Consider too the scenes of work elephants’ crossing paths with wild herds and sometimes absconding with them; or of whole groups of timber elephants’ disappearing into the forest; or of Maggie’s own disappearance into the jungle beyond Nampong. It’s plausible that in t
he chaos of the war, a great many domesticated elephants went over into the wild, and that some of the herds they joined then migrated into areas beyond the war’s reach. Such escapes into the wild might even account for a significant part of the decline in officially tallied work elephant numbers.
This isn’t to say that the war was “good” for the elephants overall. Many wild elephants did not escape the violence. Williams recalls that for a period of the war, the fighter pilots of the Royal Air Force were under orders to open fire on any elephants seen in Japanese territory, since they could potentially be work elephants for the enemy. Some pilots, appalled by the order, asked that it be cancelled, but the requests went unheeded.67 A similar phenomenon would come up decades later during the Vietnam War, when American pilots were similarly ordered to open fire on elephants, seen by the U.S. command as potential transport vehicles for the Vietcong.68
Many other elephants wound up like Bandoola: killed while on the job. The Hkamtis of the Lohit Valley remember two unhappy incidents where Allied troops fired on Hkamti elephant convoys bringing them supplies. Dozens of elephants and men died, and the surviving elephants are remembered for carrying their fallen mahouts through the forest back to their home villages, dozens of miles away.69 Other elephants wound up like Lin Wang, mobilized away from the Burmese forests to become “compound” elephants in zoos or in tourist camps—with good food, perhaps, but few opportunities to mate. Many wound up more like Rungdot: they went back to the logging and transport work they had done before the war, and for the remainder of their days they had the freedom to forage in the forest at night and to mate—perhaps with wild elephants like Maggie.

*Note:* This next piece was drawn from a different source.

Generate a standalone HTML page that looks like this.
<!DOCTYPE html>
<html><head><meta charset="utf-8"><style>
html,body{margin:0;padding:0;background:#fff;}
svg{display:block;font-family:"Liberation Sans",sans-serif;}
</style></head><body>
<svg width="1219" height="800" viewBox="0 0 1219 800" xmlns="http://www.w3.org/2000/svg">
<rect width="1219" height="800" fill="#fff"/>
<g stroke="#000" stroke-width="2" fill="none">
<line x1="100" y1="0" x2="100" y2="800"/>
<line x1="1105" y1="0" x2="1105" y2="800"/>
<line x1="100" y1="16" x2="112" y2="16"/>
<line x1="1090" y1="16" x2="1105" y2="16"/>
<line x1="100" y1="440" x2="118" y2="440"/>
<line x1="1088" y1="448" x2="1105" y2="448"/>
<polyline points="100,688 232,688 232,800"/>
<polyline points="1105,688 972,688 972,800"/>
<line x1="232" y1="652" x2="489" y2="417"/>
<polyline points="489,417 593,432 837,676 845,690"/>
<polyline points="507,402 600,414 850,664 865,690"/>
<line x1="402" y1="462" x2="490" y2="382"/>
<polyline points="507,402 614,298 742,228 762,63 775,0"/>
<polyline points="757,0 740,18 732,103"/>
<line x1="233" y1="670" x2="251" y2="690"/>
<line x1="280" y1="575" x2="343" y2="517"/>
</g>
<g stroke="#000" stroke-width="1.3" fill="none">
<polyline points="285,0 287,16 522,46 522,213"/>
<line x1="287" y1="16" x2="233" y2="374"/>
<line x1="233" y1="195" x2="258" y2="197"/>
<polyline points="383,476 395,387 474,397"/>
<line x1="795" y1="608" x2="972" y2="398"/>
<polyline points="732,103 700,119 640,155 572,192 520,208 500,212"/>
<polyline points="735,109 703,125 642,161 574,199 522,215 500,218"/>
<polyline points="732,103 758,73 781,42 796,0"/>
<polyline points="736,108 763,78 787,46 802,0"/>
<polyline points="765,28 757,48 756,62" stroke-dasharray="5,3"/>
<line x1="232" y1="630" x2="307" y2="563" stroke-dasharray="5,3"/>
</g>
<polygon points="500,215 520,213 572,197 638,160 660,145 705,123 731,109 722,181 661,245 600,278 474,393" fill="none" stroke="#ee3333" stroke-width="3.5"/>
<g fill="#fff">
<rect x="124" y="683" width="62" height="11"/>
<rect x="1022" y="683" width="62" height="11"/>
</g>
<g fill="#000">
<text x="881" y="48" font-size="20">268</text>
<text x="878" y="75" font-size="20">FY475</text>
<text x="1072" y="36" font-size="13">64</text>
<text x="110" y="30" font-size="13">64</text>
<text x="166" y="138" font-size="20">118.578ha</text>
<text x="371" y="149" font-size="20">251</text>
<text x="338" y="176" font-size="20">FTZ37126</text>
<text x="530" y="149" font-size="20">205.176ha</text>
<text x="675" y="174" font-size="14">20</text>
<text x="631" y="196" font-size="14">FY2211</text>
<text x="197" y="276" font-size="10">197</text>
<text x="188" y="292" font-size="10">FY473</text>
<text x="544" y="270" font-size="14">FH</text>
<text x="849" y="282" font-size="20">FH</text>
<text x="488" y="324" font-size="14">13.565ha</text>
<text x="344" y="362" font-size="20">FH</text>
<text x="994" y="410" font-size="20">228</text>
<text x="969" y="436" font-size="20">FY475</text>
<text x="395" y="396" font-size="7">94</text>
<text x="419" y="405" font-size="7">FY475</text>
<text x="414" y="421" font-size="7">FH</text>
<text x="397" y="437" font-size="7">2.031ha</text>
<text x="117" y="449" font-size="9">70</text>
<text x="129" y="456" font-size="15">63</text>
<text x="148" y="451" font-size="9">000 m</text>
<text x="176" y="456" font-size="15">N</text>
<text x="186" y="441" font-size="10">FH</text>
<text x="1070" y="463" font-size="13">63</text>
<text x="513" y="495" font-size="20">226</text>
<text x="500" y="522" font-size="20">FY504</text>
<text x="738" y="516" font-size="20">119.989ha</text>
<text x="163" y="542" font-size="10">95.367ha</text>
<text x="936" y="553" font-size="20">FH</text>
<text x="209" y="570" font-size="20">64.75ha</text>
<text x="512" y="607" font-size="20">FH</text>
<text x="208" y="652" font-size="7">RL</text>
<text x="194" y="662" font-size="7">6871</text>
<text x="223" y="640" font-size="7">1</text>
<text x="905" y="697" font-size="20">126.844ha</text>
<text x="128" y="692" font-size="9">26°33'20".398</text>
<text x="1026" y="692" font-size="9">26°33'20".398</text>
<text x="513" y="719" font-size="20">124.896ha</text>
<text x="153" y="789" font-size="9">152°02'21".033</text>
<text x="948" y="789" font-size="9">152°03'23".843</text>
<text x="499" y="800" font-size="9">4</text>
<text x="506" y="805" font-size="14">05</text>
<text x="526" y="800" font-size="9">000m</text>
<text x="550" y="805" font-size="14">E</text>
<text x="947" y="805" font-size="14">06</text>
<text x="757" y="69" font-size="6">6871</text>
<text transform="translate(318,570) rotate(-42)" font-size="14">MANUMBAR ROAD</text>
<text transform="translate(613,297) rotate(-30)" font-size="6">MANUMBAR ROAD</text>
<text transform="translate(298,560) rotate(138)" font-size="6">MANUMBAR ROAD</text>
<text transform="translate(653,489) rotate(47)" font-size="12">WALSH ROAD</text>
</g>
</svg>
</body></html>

What we might consider, from these fragmentary insights into the elephants’ collective wartime experience, is that just as Asian elephants have developed a set of everyday work skills that keep them adjacent to the monsoon forest—skills in handling timber and performing transport across muddy forest terrain—they also seem to have skills that are especially useful for certain kinds of human emergency situations. Such skills, if understood and appreciated by the elephants’ human handlers, can increase the odds of work elephants’ being moved into settings where they can commingle with wild herds they would not ordinarily encounter. The emergency mobilization of elephants—into forested areas, anyway—can open up new opportunities for species reproduction.